» **Stated task**
Reproduce the listing below in full and without alteration, apart from its pictures.

» **Supplied information**
>>>>>
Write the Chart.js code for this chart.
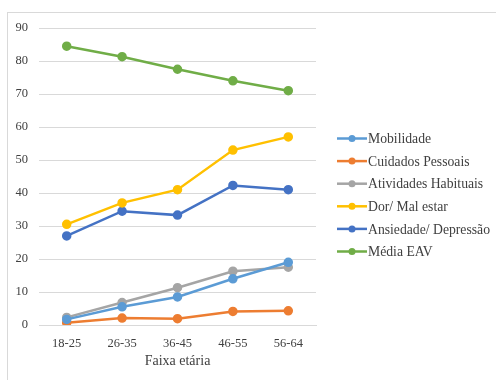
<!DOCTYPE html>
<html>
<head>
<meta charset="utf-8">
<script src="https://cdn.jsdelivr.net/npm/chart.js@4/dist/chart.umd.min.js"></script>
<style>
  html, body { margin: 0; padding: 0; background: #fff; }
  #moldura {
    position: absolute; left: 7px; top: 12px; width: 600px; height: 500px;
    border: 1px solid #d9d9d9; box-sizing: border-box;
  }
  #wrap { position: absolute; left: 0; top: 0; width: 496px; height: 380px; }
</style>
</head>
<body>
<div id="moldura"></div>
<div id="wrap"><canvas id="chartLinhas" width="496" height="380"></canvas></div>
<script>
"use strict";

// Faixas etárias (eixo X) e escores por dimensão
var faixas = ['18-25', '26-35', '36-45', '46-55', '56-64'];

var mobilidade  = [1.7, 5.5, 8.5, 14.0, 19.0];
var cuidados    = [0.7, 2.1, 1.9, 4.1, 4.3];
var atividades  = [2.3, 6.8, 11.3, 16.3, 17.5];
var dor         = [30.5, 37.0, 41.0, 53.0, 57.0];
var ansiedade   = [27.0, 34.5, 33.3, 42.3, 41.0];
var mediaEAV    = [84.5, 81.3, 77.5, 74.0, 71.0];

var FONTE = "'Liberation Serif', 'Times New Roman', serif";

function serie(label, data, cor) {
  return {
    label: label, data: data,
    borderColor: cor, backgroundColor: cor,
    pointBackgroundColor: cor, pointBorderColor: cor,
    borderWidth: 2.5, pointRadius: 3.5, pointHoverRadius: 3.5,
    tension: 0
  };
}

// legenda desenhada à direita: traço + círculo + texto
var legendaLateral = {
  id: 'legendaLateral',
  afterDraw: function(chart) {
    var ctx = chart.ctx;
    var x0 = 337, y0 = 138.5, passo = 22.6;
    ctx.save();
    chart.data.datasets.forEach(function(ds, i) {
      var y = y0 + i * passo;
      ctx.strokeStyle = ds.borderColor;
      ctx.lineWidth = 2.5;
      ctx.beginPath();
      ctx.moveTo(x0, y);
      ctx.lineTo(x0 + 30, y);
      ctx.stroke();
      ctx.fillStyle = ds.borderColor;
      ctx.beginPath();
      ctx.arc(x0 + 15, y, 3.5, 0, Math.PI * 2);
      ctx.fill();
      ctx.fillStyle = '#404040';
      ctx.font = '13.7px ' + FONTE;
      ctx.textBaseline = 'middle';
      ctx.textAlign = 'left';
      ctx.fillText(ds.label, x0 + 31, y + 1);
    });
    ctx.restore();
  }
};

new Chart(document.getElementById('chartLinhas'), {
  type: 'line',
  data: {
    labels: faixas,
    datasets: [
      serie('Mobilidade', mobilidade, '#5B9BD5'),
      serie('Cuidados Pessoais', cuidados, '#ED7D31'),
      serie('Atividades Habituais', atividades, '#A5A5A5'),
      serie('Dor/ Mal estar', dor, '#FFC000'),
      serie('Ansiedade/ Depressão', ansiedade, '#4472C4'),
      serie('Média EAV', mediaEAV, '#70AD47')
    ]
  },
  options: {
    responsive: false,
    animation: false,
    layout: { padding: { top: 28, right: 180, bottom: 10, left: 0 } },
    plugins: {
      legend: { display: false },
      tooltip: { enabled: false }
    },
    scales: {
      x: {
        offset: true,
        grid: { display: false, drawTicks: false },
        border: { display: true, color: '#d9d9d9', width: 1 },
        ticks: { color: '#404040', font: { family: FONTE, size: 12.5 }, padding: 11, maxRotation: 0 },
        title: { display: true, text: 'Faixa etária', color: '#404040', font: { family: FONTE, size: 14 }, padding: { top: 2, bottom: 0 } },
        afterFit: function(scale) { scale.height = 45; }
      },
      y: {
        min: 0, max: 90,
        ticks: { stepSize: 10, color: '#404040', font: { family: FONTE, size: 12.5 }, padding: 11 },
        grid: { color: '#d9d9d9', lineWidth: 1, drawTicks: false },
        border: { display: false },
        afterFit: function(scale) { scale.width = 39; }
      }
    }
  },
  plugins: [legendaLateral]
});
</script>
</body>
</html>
<<<<<
» **Solution to this exercise**
Write the Chart.js code for this chart.
<!DOCTYPE html>
<html>
<head>
<meta charset="utf-8">
<script src="https://cdn.jsdelivr.net/npm/chart.js@4/dist/chart.umd.min.js"></script>
<style>
  html, body { margin: 0; padding: 0; background: #fff; }
  #moldura {
    position: absolute; left: 7px; top: 12px; width: 600px; height: 500px;
    border: 1px solid #d9d9d9; box-sizing: border-box;
  }
  #wrap { position: absolute; left: 0; top: 0; width: 496px; height: 380px; }
</style>
</head>
<body>
<div id="moldura"></div>
<div id="wrap"><canvas id="chartLinhas" width="496" height="380"></canvas></div>
<script>
"use strict";

// Faixas etárias (eixo X) e escores por dimensão
var faixas = ['18-25', '26-35', '36-45', '46-55', '56-64'];

var mobilidade  = [1.7, 5.5, 8.5, 14.0, 19.0];
var cuidados    = [0.7, 2.1, 1.9, 4.1, 4.3];
var atividades  = [2.3, 6.8, 11.3, 16.3, 17.5];
var dor         = [30.5, 37.0, 41.0, 53.0, 57.0];
var ansiedade   = [27.0, 34.5, 33.3, 42.3, 41.0];
var mediaEAV    = [84.5, 81.3, 77.5, 74.0, 71.0];

var FONTE = "'Liberation Serif', 'Times New Roman', serif";

function serie(label, data, cor) {
  return {
    label: label, data: data,
    borderColor: cor, backgroundColor: cor,
    pointBackgroundColor: cor, pointBorderColor: cor,
    borderWidth: 2.5, pointRadius: 3.5, pointHoverRadius: 3.5,
    tension: 0
  };
}

// legenda desenhada à direita: traço + círculo + texto
var legendaLateral = {
  id: 'legendaLateral',
  afterDraw: function(chart) {
    var ctx = chart.ctx;
    var x0 = 337, y0 = 138.5, passo = 22.6;
    ctx.save();
    chart.data.datasets.forEach(function(ds, i) {
      var y = y0 + i * passo;
      ctx.strokeStyle = ds.borderColor;
      ctx.lineWidth = 2.5;
      ctx.beginPath();
      ctx.moveTo(x0, y);
      ctx.lineTo(x0 + 30, y);
      ctx.stroke();
      ctx.fillStyle = ds.borderColor;
      ctx.beginPath();
      ctx.arc(x0 + 15, y, 3.5, 0, Math.PI * 2);
      ctx.fill();
      ctx.fillStyle = '#404040';
      ctx.font = '13.7px ' + FONTE;
      ctx.textBaseline = 'middle';
      ctx.textAlign = 'left';
      ctx.fillText(ds.label, x0 + 31, y + 1);
    });
    ctx.restore();
  }
};

new Chart(document.getElementById('chartLinhas'), {
  type: 'line',
  data: {
    labels: faixas,
    datasets: [
      serie('Mobilidade', mobilidade, '#5B9BD5'),
      serie('Cuidados Pessoais', cuidados, '#ED7D31'),
      serie('Atividades Habituais', atividades, '#A5A5A5'),
      serie('Dor/ Mal estar', dor, '#FFC000'),
      serie('Ansiedade/ Depressão', ansiedade, '#4472C4'),
      serie('Média EAV', mediaEAV, '#70AD47')
    ]
  },
  options: {
    responsive: false,
    animation: false,
    layout: { padding: { top: 28, right: 180, bottom: 10, left: 0 } },
    plugins: {
      legend: { display: false },
      tooltip: { enabled: false }
    },
    scales: {
      x: {
        offset: true,
        grid: { display: false, drawTicks: false },
        border: { display: true, color: '#d9d9d9', width: 1 },
        ticks: { color: '#404040', font: { family: FONTE, size: 12.5 }, padding: 11, maxRotation: 0 },
        title: { display: true, text: 'Faixa etária', color: '#404040', font: { family: FONTE, size: 14 }, padding: { top: 2, bottom: 0 } },
        afterFit: function(scale) { scale.height = 45; }
      },
      y: {
        min: 0, max: 90,
        ticks: { stepSize: 10, color: '#404040', font: { family: FONTE, size: 12.5 }, padding: 11 },
        grid: { color: '#d9d9d9', lineWidth: 1, drawTicks: false },
        border: { display: false },
        afterFit: function(scale) { scale.width = 39; }
      }
    }
  },
  plugins: [legendaLateral]
});
</script>
</body>
</html>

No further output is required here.